02.15
Werd homez.
Here is a Perl script that will extract dependency information from all the C++ source and header files it finds within a specified directory structure, and spit out a bunch of interesting stuffs it can find out about them. It would be fairly trivial to convert to parsing Java or something, essentially just change “.cpp” to “.java” and “#include” to “import” or whatever it is.
EDIT: Version 2.0 released. Changes since 1.1:
- Fixed a couple of fatal bugs;
- A few more command line options;
- It warns if the dependency graph is not levelizable;
- Experimental support for Java.
EDIT: Version 1.1 released. Changes since 1.0:
- Better documentation;
- More command line options;
- Option to generate a PNG imageĀ of the dependency graph (uses GraphViz; example below).
![[Component dependency graph for "Colony" 2010-03-06]](http://www.oktalist.com/images/colony_component_graph.png)
It gives each component (.cpp/.h pair) a level:
Level 1 means it depends only on external libraries (including system libraries); it can be tested independently of any other component in the system.
Level 2 means it depends on external libraries and one or more members of level 1; it can be tested independently of other components in levels 2 and higher.
Level n means it depends on external libraries and one or more members of levels <n; it can be tested independently of components in levels >n.
Circularly dependent components share a level and are marked with an asterisk.
It then calculates the normalised cumulative component dependency (NCCD):
num_of_dependencies / (num_of_components * log(num_of_components))
An NCCD of 1.0 is the theoretical baseline of a system in which the dependency graph resembles a balanced binary tree. <1 is loosely coupled, >1 is becoming more tightly coupled. In practice, anything <1.5 is good, and anything >2.0 is not so good. 0.0 would mean that none of the components depends on any other.
And when you achieve low coupling you automatically acheive high cohesion; the two are intertwined. Components become more cohesive when you strive to keep only closely tied functionality within each single component. Refactor mercilessly whenever a component is becoming too eclectic, and keep in mind the dependency graph when factoring out functionality into a new component. This encourages appropriate reuse, as it makes interfaces more general and allows clients to gain access to some functionality that they want without pulling in a load of useless garbage at the same time.
Sign off!
Acknowledgements/bibliography:
Large Scale C++ Software Design, John Lakos, 1996, Addison-Wesley Publishing
Caveats:
Although direct circular dependencies are allowed, indirect circular dependencies are not so far.

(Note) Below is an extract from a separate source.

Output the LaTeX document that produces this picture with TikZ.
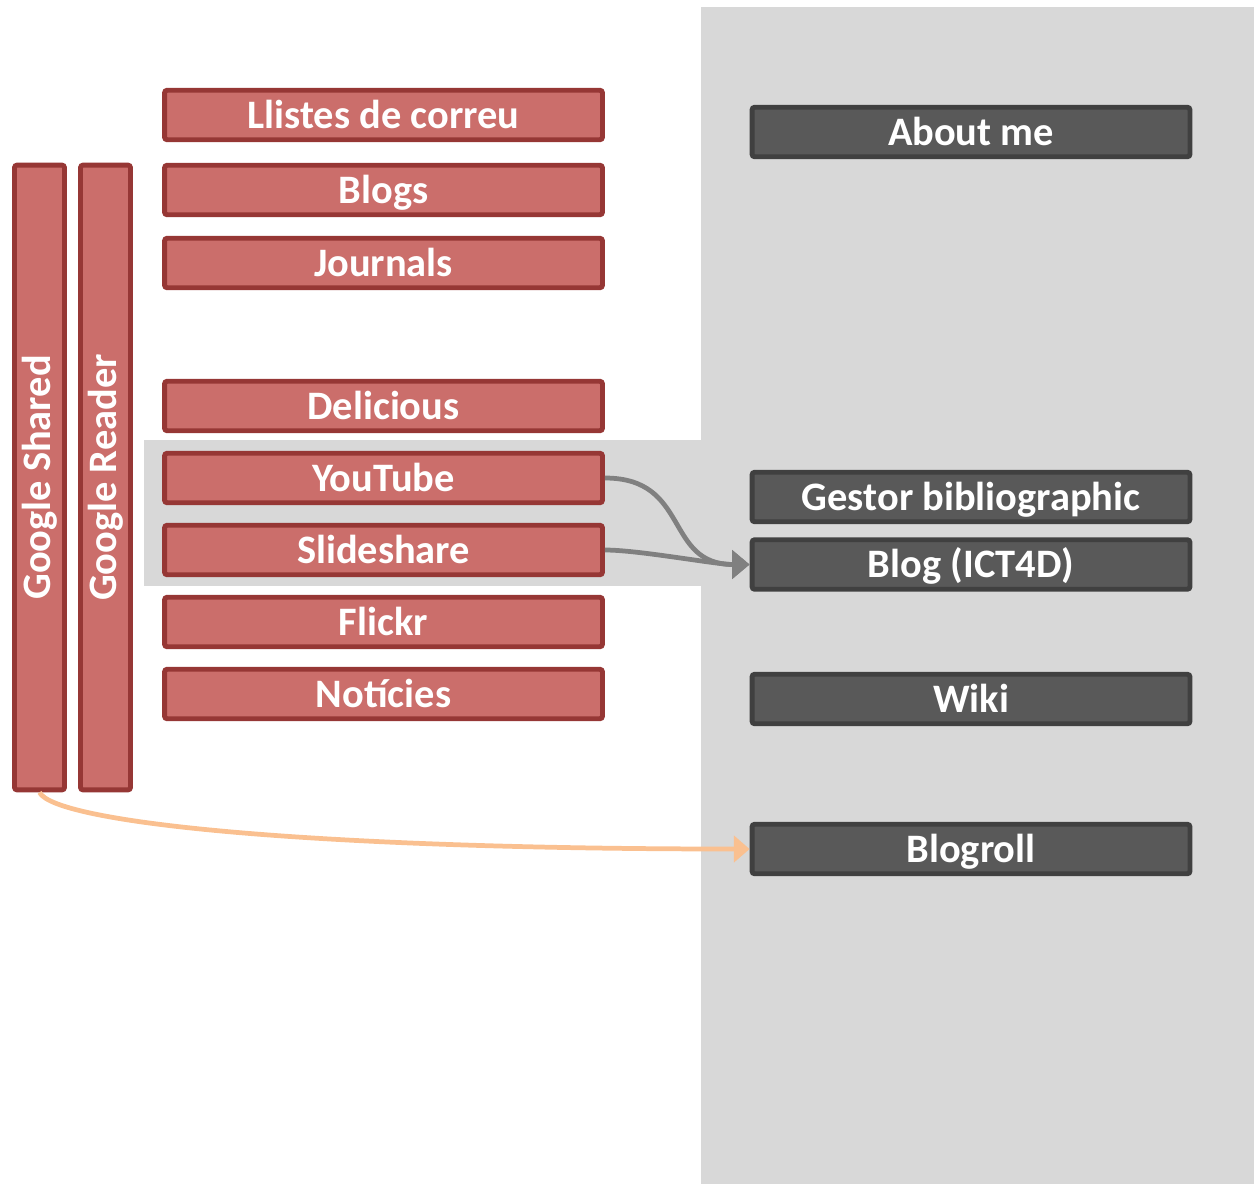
\documentclass[tikz,border=0pt]{standalone}
\usepackage{fontspec}
\setmainfont{Carlito}
\usetikzlibrary{arrows.meta}
\definecolor{bg_grey}{RGB}{216, 216, 216}
\definecolor{box_red}{RGB}{203, 110, 107}
\definecolor{box_redline}{RGB}{150, 55, 53}
\definecolor{box_dark}{RGB}{89, 89, 89}
\definecolor{box_darkline}{RGB}{64, 64, 64}
\definecolor{arr_grey}{RGB}{128, 128, 128}
\definecolor{arr_orange}{RGB}{250, 192, 144}
\tikzstyle{vb}=[rectangle,rounded corners=1.5pt,fill=box_red,draw=box_redline,
  line width=2.8pt,text=white,font=\fontsize{23}{27}\selectfont\bfseries,
  minimum width=1.0cm,minimum height=12.5cm,inner sep=0pt]
\tikzstyle{rb}=[vb,minimum width=8.76cm,minimum height=0.99cm,
  text height=20pt,text depth=5.2pt]
\tikzstyle{db}=[rb,fill=box_dark,draw=box_darkline]
\tikzstyle{ga}=[draw=arr_grey,line width=2.7pt,-{Triangle[length=10pt,width=16pt]}]
\tikzstyle{oa}=[draw=arr_orange,line width=2.7pt,-{Triangle[length=9pt,width=15pt]}]

\begin{document}
\begin{tikzpicture}[x=0.02cm,y=-0.02cm]
    \useasboundingbox (0,0) rectangle (1254,1184);
    \fill [bg_grey] (701,7) rectangle (1254,1184);
    \fill [bg_grey] (144,440) rectangle (701,586);
    \node [style=vb] (gshared) at (39.5,477.5) {\rotatebox{90}{Google Shared}};
    \node [style=vb] (greader) at (105.5,477.5) {\rotatebox{90}{Google Reader}};
    \node [style=rb] (llistes) at (383.5,115) {Llistes de correu};
    \node [style=rb] (blogs) at (383.5,190) {Blogs};
    \node [style=rb] (journals) at (383.5,263) {Journals};
    \node [style=rb] (delicious) at (383.5,406) {Delicious};
    \node [style=rb] (youtube) at (383.5,478) {YouTube};
    \node [style=rb] (slideshare) at (383.5,550) {Slideshare};
    \node [style=rb] (flickr) at (383.5,622) {Flickr};
    \node [style=rb] (noticies) at (383.5,694) {Notícies};
    \node [style=db] (aboutme) at (971,132) {About me};
    \node [style=db] (gestor) at (971,497) {Gestor bibliographic};
    \node [style=db] (blogict) at (971,564.5) {Blog (ICT4D)};
    \node [style=db] (wiki) at (971,699) {Wiki};
    \node [style=db] (blogroll) at (971,849) {Blogroll};
    \draw [style=ga] (youtube.east) to[out=0,in=180,looseness=1.3] (blogict.west);
    \draw [style=ga] (slideshare.east) to[out=0,in=180,looseness=0.6] (blogict.west);
    \draw [style=oa] (gshared.south) .. controls (55,822) and (300,849) .. (blogroll.west);
  \end{tikzpicture}
\end{document}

That is to say, cycles in the dependency graph passing through three or more components. Behaviour in this case is undefined.
bump ;)
new version w/ pretty graph
Pretty pictures!
I don’t do any C++, but you should try running it on OpenOffice.org and see if it explodes…
Submitted to reddit.
Is level 1070 bad?
OMG people are actually using it :O
reddit kicks ass – thanks bLaXe
Level 1070? Yeah, you’re pretty screwed (or the script is ;)
Your welcome :)
Yup, reddit is awesome. It’s a good feeling when your code helps someone else.
FYI – this page has had around 5000 pageviews since the start of the week (bfish averages around 10K pageviews a month). Not bad going I’d say…
My welcome what? ;)
Uploaded a new version again, this time with experimental support for Java (add “–lang java” on the command line) just for you Chris.
It can’t be foolproof though because Java lets you use any available package without an import statement just by using the fully qualified package name (had to refer to Java 1.1 in a Nutshell to remind myself how it works).
Also: Go Oktal, it’s your birthday, go Oktal, it’s your birthday \o/
There’s a Makefile::GraphViz module that does a similar thing, although you will need to have a Makefile in order to generate the graph. And it only interprets your Makefile, not your .cpp files. I bet you can find some gems in its module dependency list that might be able to help you implement this script.
Makefile::GraphViz doesn’t measure the amount of interdependency of components, or arrange them into levels (although its diagrams give the appearance of levelisation), which was the primary reason for my script. I added the diagram generation because it was easy to add given that the script already compiles an adjacency matrix of components.
Good point, though. The following command would generate a makefile suitable for Makefile::GraphViz describing just the dependencies between source files:
find . -name ‘*.cpp’ -exec cpp -MM -MT ‘{}’ ‘{}’ ‘;’
But for my purposes having the script search through the source files itself seemed just as easy as parsing such a makefile, and more flexible.